一方、 そのリアルな 快/不快の感覚:受を、
非リアルな善/悪・優/劣 等の概念(想)に
変換し(想)
それらで構成された
意見・見解・イデオロギーなど(これも想)に
強く執着する[高次の]反応が 「取」 である。
意見・見解・イデオロギーへの執着
(取:思い込み)は、
ときに 渇愛よりも激しく人を捉え、
苦しめる。
「取」 は 「愛」 に比べると
「より高次の行」と言える。
「愛」 も 「取」 も
「行」 の より具体的な説明であり、
五蘊の受レベルにおける快である
「心地よさ・楽しさ」を追求し
執着する行 が「愛」
五蘊の想レベルにおける快である
「正しさ・正義」を追求し
執着する行 が「取」である、
と考えると分かりやすいだろう。
「承認欲求」と呼ばれる行は、
「愛」でなく「取」の方に含まれる。
正しいと信じることを
「〜ねばならない」と追求することは、
「観念的な快楽の追求」
と言い換えてもいいだろう。
「愛」 は 「感覚的な快楽の追求」 であり、
「取」 は 「観念的な快楽:正義の追求」 である、
と言える。
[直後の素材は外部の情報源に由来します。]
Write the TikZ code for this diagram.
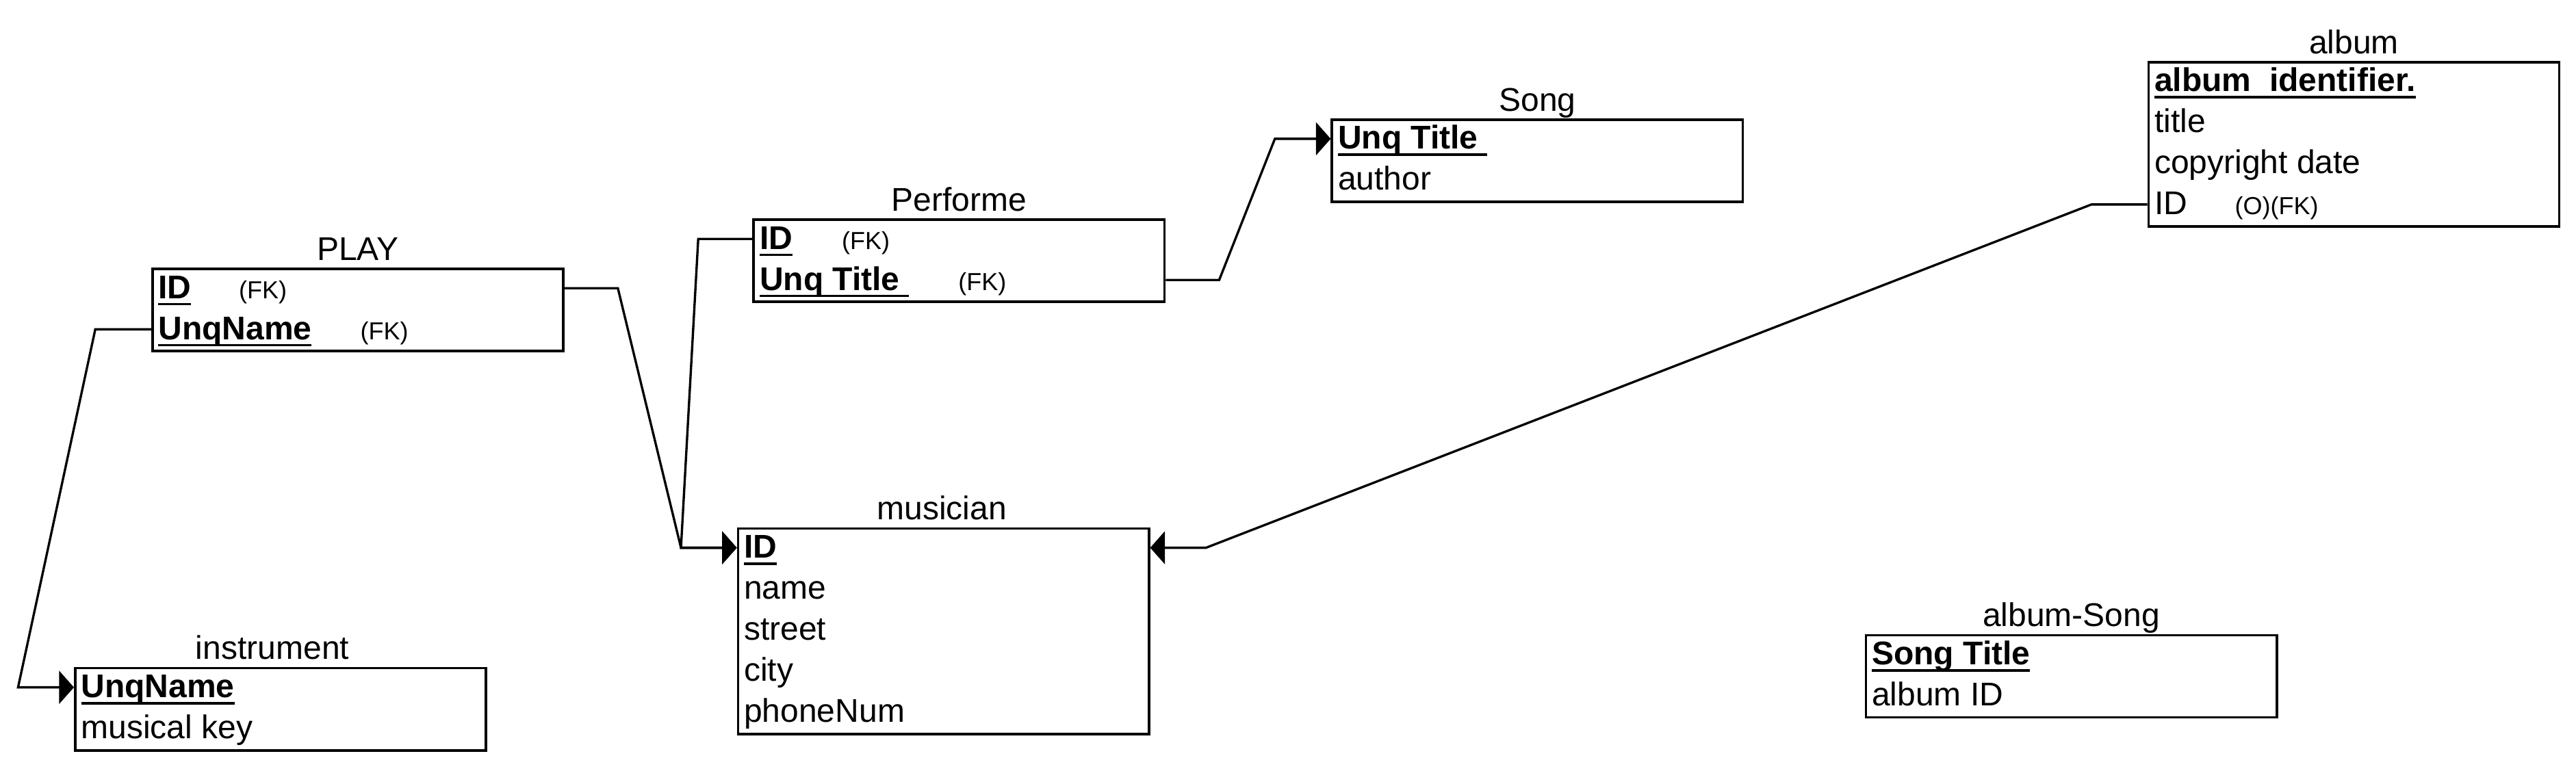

だって、正義って 気持ちいい。
間違っていると信じている
(思い込んでいる)ことを
「〜であってはいけない」 と否定することも、
「取」である。
それもこれも みな、
「感覚的な苦痛(苦)を 徹底的に否定」
しようとするからだ。
生存を脅かす感覚情報を、
生体は「苦(不快)」 と感じる。
この「苦」を逃れようとする欲求が
「行」であるが、
最終的には どうやってみたところで
「苦がある」という真理から
逃れることはできない。
「感覚的な快」 や 「観念的な快」
を追求したところで、
この「苦」から逃れることはできない。
それどころか、
「感覚的な快」 や 「観念的な快」の追求は、
結果的に 逆に
「苦」 を 「苦悩」に変えてしてしまう。
「苦」 は たんに 嫌なこと、そして
「苦悩」 は それを 嫌だ嫌だと増幅すること。
「苦があること:苦」 と 「苦しむこと:苦悩」
は違うことであり、
「苦」 を 「苦悩」 に 「変え」 さえしなければ
「苦しむこと:苦悩」 からは自由になれる。
「苦」 を 「否定」するのでなく、
「苦」 を 「受容」すれば、
「苦悩」からは自由になれる。
「苦」 に対しては、
ただ 淡々と対処すればいいだけだ。
そして、 対処できなければ 諦めればいい。
そうしていれば いつの間にか、
苦を受容することが
人生に深みを与えていることに
気づくだろう。
5)六入 → 6)触 → 7)受 → 9)取 は、
身体からだというリアルからスタートして
リアルな受を 非リアルな想に変換した後
の間接的な執着(取という行)が
発生する過程を示している。
五蘊では
2)受 → 3)想 → 4)行 となっていて、
受を一度 想に変換してから その想を追求する、
という形になっていた。
十二縁起では
7)受 → 8)愛 → 9)取 となっているが、
これは「受→愛」 と 「受→取」という
二種類の行のパターンを
まとめて表現したものだ。
十二縁起の構造上、
取を愛の次に置いた形になっているが、
愛から取が発生するわけではない。
5)から 9)までで、2)の 「行」の二つの形
(受に対する行・想に対する行)の発生を
説明している。
「愛」 も 「取」 も 「行」 の内容なので、
二つ続けて記載したのだろう。
そして 補足するなら、
十二縁起では 理解を容易にするために
「行」 を 「愛」 と 「取」 に分けて
説明しているが、
現実の行(欲望)は
この二つが 結びついて絡みあい、
多様な姿を見せている。
さらに この二つの行の関係は
とても微妙であり、
「渇愛」 を滅しようとすれば
「取」に取り込まれ、
「取」 を滅しようとすれば
「渇愛」に取り込まれてしまう
という 相反する傾向もある。
十二縁起の 1)から 9)までの内容は、
五蘊の 1)から 5)と同じ
「行と識」の発生を説明するものであり、
互いに一部言葉を変え 補いながら、
「自我」 の発生について 解説している。